Dans notre société hyperconnectée, la question de la mort numérique s’impose comme un enjeu majeur. Que deviennent nos données personnelles, nos photos, nos publications sur les réseaux sociaux une fois que nous ne sommes plus là pour les gérer ?
Cette problématique, longtemps négligée, fait désormais l’objet d’une attention particulière de la part des législateurs et des géants du web. En France, dès 2014, la CNIL s’était saisie du sujet. Deux ans plus tard, la loi pour une République numérique a posé les premiers jalons d’un cadre légal. Elle reconnaît le droit à la mort numérique et permet aux internautes de définir des directives concernant la conservation et la communication de leurs données personnelles après leur décès. Ces directives peuvent être générales ou particulières, et désigner une personne chargée de leur exécution. Les proches du défunt se voient également reconnaître certains droits. En l’absence de directives, ils peuvent demander la clôture des comptes, leur mise à jour ou l’accès aux contenus. Cependant, ces démarches peuvent s’avérer complexes et chronophages, chaque plateforme ayant ses propres procédures.
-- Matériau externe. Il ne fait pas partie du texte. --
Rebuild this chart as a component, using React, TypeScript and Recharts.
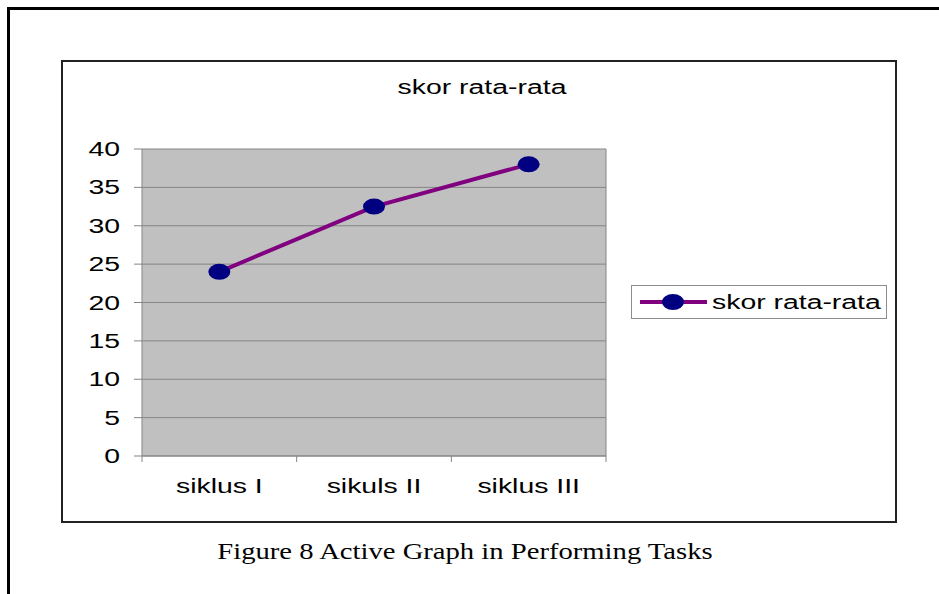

Des dispositifs spécifiques pour chaque réseau social
Face à ces enjeux, les géants du web ont progressivement mis en place des dispositifs spécifiques. Facebook, qui avait établi qu’il pourrait y avoir plus d’utilisateurs décédés sur ce réseau social en 2065 que d’inscrits vivants, a été pionnier en la matière. Il propose depuis 2015 la fonction « contact légataire ». Cette option permet de désigner une personne qui pourra gérer le compte en mode commémoratif après le décès. Google, de son côté, a développé un « gestionnaire de compte inactif » permettant de définir ce qu’il adviendra des données en cas d’inactivité prolongée. YouTube, filiale de Google, s’appuie sur le gestionnaire de compte inactif de sa maison-mère. Quant à TikTok, la plateforme reste encore en retrait sur cette question, ne proposant qu’une simple procédure de signalement de décès.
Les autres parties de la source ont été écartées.